16 jours d'activisme
Le rapport servira de référence tout au long des 16 journées d’activisme contre la violence basée sur le genre : cette campagne globale démarrera le 25 novembre, Journée internationale pour l’élimination de la violence à l’égard des femmes, et se poursuivra jusqu’au 10 décembre, Journée des droits de l’homme.
À l’occasion de cette campagne annuelle « Tous UNiS » du Secrétaire général de l’ONU, une multitude d’événements sont organisés dans le monde en vue d’accélérer les efforts visant à mettre fin à la violence à l’égard des femmes et des filles.

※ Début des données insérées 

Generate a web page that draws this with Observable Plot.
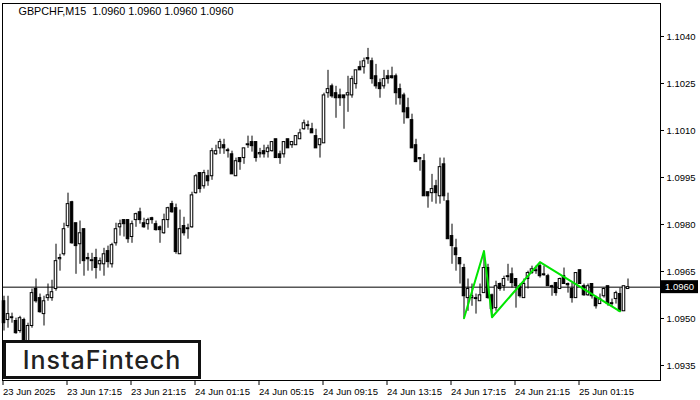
<!DOCTYPE html>
<html><head><meta charset="utf-8">
<script src="https://cdn.jsdelivr.net/npm/d3@7"></script>
<script src="https://cdn.jsdelivr.net/npm/@observablehq/plot@0.6"></script>
<style>
html,body{margin:0;padding:0;background:#fff;}
#wrap{position:relative;width:700px;height:400px;overflow:hidden;background:#fff;}
#logo{position:absolute;left:3px;top:340px;width:198px;height:39px;box-sizing:border-box;border:3px solid #111;background:#fff;display:flex;align-items:center;justify-content:center;font-family:Inter,sans-serif;font-weight:500;font-size:25px;letter-spacing:1px;color:#222;}
</style></head><body><div id="wrap"></div>
<script>
const symbol = "GBPCHF,M15";
const titleValues = [1.0960, 1.0960, 1.0960, 1.0960];
const lastPrice = 1.0960;

const open = [
1.09555,1.09495,1.09501,1.09492,1.09460,1.09495,1.09428,1.09476,1.09594,1.09565,
1.09514,1.09565,1.09565,1.09594,1.09689,1.09705,1.09795,1.09871,1.09804,1.09737,
1.09785,1.09693,1.09683,1.09693,1.09673,1.09673,1.09715,1.09673,1.09740,1.09791,
1.09814,1.09814,1.09760,1.09814,1.09839,1.09804,1.09801,1.09820,1.09801,1.09791,
1.09772,1.09814,1.09865,1.09852,1.09705,1.09795,1.09785,1.09791,1.09900,1.09964,
1.09922,1.09954,1.09954,1.10024,1.10043,1.10053,1.10034,1.10024,1.09954,1.10012,
1.10012,1.10053,1.10063,1.10063,1.10024,1.10034,1.10031,1.10034,1.10072,1.10024,
1.10024,1.10072,1.10053,1.10053,1.10072,1.10104,1.10114,1.10104,1.10082,1.10053,
1.10059,1.10219,1.10241,1.10219,1.10212,1.10212,1.10212,1.10212,1.10248,1.10302,
1.10302,1.10331,1.10321,1.10273,1.10251,1.10241,1.10273,1.10273,1.10273,1.10232,
1.10212,1.10171,1.10133,1.10053,1.10012,1.10002,1.09903,1.09900,1.09922,1.09890,
1.09992,1.09874,1.09763,1.09724,1.09693,1.09661,1.09565,1.09565,1.09565,1.09555,
1.09581,1.09661,1.09574,1.09533,1.09610,1.09603,1.09635,1.09641,1.09626,1.09603,
1.09565,1.09626,1.09645,1.09651,1.09667,1.09641,1.09635,1.09603,1.09613,1.09594,
1.09635,1.09610,1.09594,1.09565,1.09654,1.09603,1.09574,1.09610,1.09565,1.09546,
1.09571,1.09603,1.09546,1.09562,1.09578,1.09523,1.09594];
const high = [
1.09571,1.09571,1.09517,1.09501,1.09507,1.09501,1.09485,1.09594,1.09626,1.09578,
1.09571,1.09610,1.09622,1.09737,1.09705,1.09804,1.09900,1.09874,1.09804,1.09811,
1.09785,1.09708,1.09708,1.09721,1.09693,1.09724,1.09731,1.09740,1.09804,1.09814,
1.09814,1.09814,1.09811,1.09836,1.09852,1.09820,1.09820,1.09823,1.09811,1.09795,
1.09833,1.09855,1.09874,1.09865,1.09846,1.09823,1.09801,1.09903,1.09960,1.09964,
1.09973,1.09973,1.10043,1.10053,1.10072,1.10072,1.10043,1.10034,1.10012,1.10012,
1.10043,1.10082,1.10082,1.10063,1.10043,1.10053,1.10053,1.10063,1.10072,1.10034,
1.10063,1.10072,1.10063,1.10082,1.10104,1.10133,1.10130,1.10123,1.10104,1.10072,
1.10219,1.10292,1.10248,1.10241,1.10232,1.10212,1.10273,1.10273,1.10292,1.10321,
1.10331,1.10362,1.10331,1.10311,1.10264,1.10292,1.10292,1.10302,1.10280,1.10248,
1.10219,1.10203,1.10152,1.10072,1.10012,1.10024,1.09903,1.09960,1.09941,1.10012,
1.10012,1.09900,1.09801,1.09753,1.09693,1.09673,1.09626,1.09610,1.09578,1.09610,
1.09715,1.09673,1.09578,1.09619,1.09613,1.09635,1.09673,1.09661,1.09626,1.09610,
1.09626,1.09651,1.09667,1.09667,1.09677,1.09667,1.09641,1.09606,1.09613,1.09629,
1.09661,1.09613,1.09613,1.09645,1.09654,1.09610,1.09610,1.09610,1.09571,1.09578,
1.09597,1.09603,1.09562,1.09587,1.09597,1.09603,1.09626];
const low = [
1.09460,1.09469,1.09485,1.09450,1.09453,1.09412,1.09348,1.09469,1.09549,1.09517,
1.09476,1.09555,1.09555,1.09587,1.09651,1.09699,1.09788,1.09737,1.09641,1.09673,
1.09635,1.09651,1.09651,1.09626,1.09651,1.09635,1.09661,1.09661,1.09731,1.09763,
1.09760,1.09740,1.09740,1.09791,1.09801,1.09788,1.09782,1.09801,1.09779,1.09740,
1.09769,1.09788,1.09836,1.09705,1.09705,1.09763,1.09753,1.09788,1.09897,1.09900,
1.09913,1.09922,1.09941,1.10021,1.10024,1.10024,1.10012,1.09960,1.09954,1.09973,
1.09992,1.10043,1.10031,1.09999,1.10012,1.10012,1.10012,1.10031,1.10012,1.09992,
1.10012,1.10043,1.10043,1.10053,1.10072,1.10101,1.10101,1.10091,1.10043,1.10012,
1.10059,1.10203,1.10203,1.10139,1.10177,1.10104,1.10158,1.10203,1.10232,1.10292,
1.10280,1.10311,1.10248,1.10232,1.10203,1.10232,1.10248,1.10264,1.10181,1.10181,
1.10120,1.10139,1.10043,1.09999,1.09970,1.09890,1.09852,1.09871,1.09865,1.09865,
1.09874,1.09753,1.09673,1.09651,1.09610,1.09501,1.09523,1.09539,1.09514,1.09555,
1.09581,1.09562,1.09504,1.09523,1.09587,1.09587,1.09619,1.09597,1.09533,1.09565,
1.09565,1.09594,1.09641,1.09641,1.09629,1.09635,1.09603,1.09571,1.09571,1.09594,
1.09610,1.09581,1.09549,1.09565,1.09610,1.09571,1.09571,1.09562,1.09530,1.09546,
1.09565,1.09539,1.09539,1.09546,1.09523,1.09523,1.09594];
const close = [
1.09485,1.09514,1.09504,1.09453,1.09501,1.09428,1.09476,1.09581,1.09555,1.09520,
1.09555,1.09574,1.09584,1.09683,1.09693,1.09785,1.09865,1.09740,1.09731,1.09772,
1.09683,1.09689,1.09686,1.09661,1.09683,1.09705,1.09680,1.09734,1.09785,1.09801,
1.09801,1.09753,1.09801,1.09833,1.09814,1.09791,1.09814,1.09814,1.09782,1.09782,
1.09814,1.09852,1.09839,1.09712,1.09785,1.09772,1.09788,1.09893,1.09954,1.09913,
1.09964,1.09938,1.10034,1.10034,1.10063,1.10043,1.10037,1.09960,1.10002,1.09999,
1.10043,1.10056,1.10050,1.10012,1.10028,1.10024,1.10043,1.10063,1.10012,1.10012,
1.10063,1.10043,1.10063,1.10082,1.10091,1.10123,1.10117,1.10091,1.10043,1.10072,
1.10212,1.10232,1.10209,1.10203,1.10203,1.10203,1.10219,1.10264,1.10292,1.10292,
1.10321,1.10327,1.10264,1.10241,1.10232,1.10264,1.10264,1.10267,1.10219,1.10203,
1.10158,1.10139,1.10043,1.09999,1.10008,1.09890,1.09890,1.09913,1.09900,1.09983,
1.09890,1.09753,1.09731,1.09702,1.09673,1.09571,1.09594,1.09571,1.09562,1.09574,
1.09661,1.09565,1.09530,1.09603,1.09594,1.09626,1.09632,1.09613,1.09603,1.09571,
1.09610,1.09645,1.09657,1.09654,1.09635,1.09638,1.09603,1.09600,1.09581,1.09626,
1.09610,1.09606,1.09565,1.09645,1.09610,1.09574,1.09603,1.09571,1.09539,1.09562,
1.09594,1.09546,1.09549,1.09581,1.09523,1.09603,1.09600];

const tickIndex = [0, 16, 32, 48, 64, 80, 96, 112, 128, 144];
const tickLabels = ["23 Jun 2025", "23 Jun 17:15", "23 Jun 21:15", "24 Jun 01:15", "24 Jun 05:15",
  "24 Jun 09:15", "24 Jun 13:15", "24 Jun 17:15", "24 Jun 21:15", "25 Jun 01:15"];
const priceTicks = [1.0935, 1.0950, 1.0965, 1.0980, 1.0995, 1.1010, 1.1025, 1.1040];

const patternIndex = [115, 120, 122, 134, 154];
const patternPrice = [1.09501, 1.09715, 1.09504, 1.09680, 1.09523];

const candles = open.map((o, i) => ({i, o, h: high[i], l: low[i], c: close[i], up: close[i] >= o}));
const pattern = patternIndex.map((i, k) => ({i, p: patternPrice[k]}));
const fmt4 = d3.format(".4f");
const title = symbol + "\u00a0 " + titleValues.map(fmt4).join(" ");

const priceBox = (index, scales, values, dims) => {
  const g = d3.create("svg:g");
  const y = scales.y(lastPrice);
  const x0 = dims.width - dims.marginRight;
  g.append("rect").attr("x", x0 + 1).attr("y", y - 6.5).attr("width", 37).attr("height", 13).attr("fill", "#000");
  g.append("text").attr("x", x0 + 5).attr("y", y).attr("dy", "0.35em").attr("fill", "#fff")
    .attr("text-anchor", "start").attr("font-size", "9.5px").text(fmt4(lastPrice));
  return g.node();
};

const chart = Plot.plot({
  width: 700,
  height: 400,
  marginLeft: 2,
  marginRight: 40,
  marginTop: 3,
  marginBottom: 20,
  style: {fontFamily: "'Liberation Sans', Arial, sans-serif", fontSize: "9.5px", background: "#fff", color: "#000"},
  x: {domain: [-0.375, 164.125]},
  y: {domain: [1.093021, 1.105053]},
  marks: [
    Plot.ruleY([lastPrice], {stroke: "#000", strokeWidth: 1}),
    Plot.ruleX(candles, {x: "i", y1: "l", y2: "h", stroke: "#000", strokeWidth: 1}),
    Plot.rect(candles.filter(d => !d.up), {x1: d => d.i - 0.32, x2: d => d.i + 0.32, y1: "o", y2: "c", fill: "#000", stroke: "#000", strokeWidth: 1}),
    Plot.rect(candles.filter(d => d.up), {x1: d => d.i - 0.32, x2: d => d.i + 0.32, y1: "o", y2: "c", fill: "#fff", stroke: "#000", strokeWidth: 1}),
    Plot.line(pattern, {x: "i", y: "p", stroke: "#00e600", strokeWidth: 2}),
    Plot.frame({stroke: "#000"}),
    Plot.axisX({anchor: "bottom", ticks: tickIndex, tickFormat: d => tickLabels[tickIndex.indexOf(d)],
      tickSize: 5, tickPadding: 3, textAnchor: "start", dx: -1, label: null}),
    Plot.axisY({anchor: "right", ticks: priceTicks, tickFormat: fmt4, tickSize: 3, tickPadding: 3, label: null}),
    priceBox,
    Plot.text([title], {frameAnchor: "top-left", dx: 16, dy: 4, lineAnchor: "top", textAnchor: "start", fill: "#000", fontSize: 10.8})
  ]
});

const wrap = document.getElementById("wrap");
wrap.appendChild(chart);
const logo = document.createElement("div");
logo.id = "logo";
logo.textContent = "InstaFintech";
wrap.appendChild(logo);
</script>
</body></html>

Autour du thème de cette année « Tous UNiS ! L’activisme pour l’élimination de la violence à l’égard des femmes et des filles ! », un appel est lancé aux gouvernements et aux partenaires pour qu’ils montrent leur solidarité envers les mouvements et les activistes plaidant pour les droits des femmes, et chacun est invité à se joindre à l’élan mondial pour mettre fin, une fois pour toutes, à la violence à l’égard des femmes.
Le Président de l'Assemblée visite un centre pour les victimes d'abus
De son côté, le Président de l'Assemblée générale des Nations Unies, Csaba Kőrösi, s'est rendu au Manhattan Family Justice Center à New York, où il a rencontré des dirigeants locaux et des organisations communautaires qui aident les survivantes de violences domestiques et sexistes
Une haute responsable de la mairie de New York, Cecile Noel, a noté qu’il s’agit de situations compliquées et qu'en moyenne, il faut sept tentatives pour quitter une relation de violence domestique.
« Mettez ce que vous possédez dans un sac en plastique et partez. C'est essentiellement ce que nous leur demandons de faire », a-t-elle expliqué.
Le Manhattan Family Justice Center met en relation les survivantes et leurs enfants avec des organisations qui fournissent notamment une assistance juridique civile et pénale.
La ville de New York compte 54 refuges pour les survivantes de violences domestiques ou sexistes, qui accueillent quelque 4.000 familles – distinctes de la population de sans-abri, qui a dépassé les 60.200 personnes en septembre.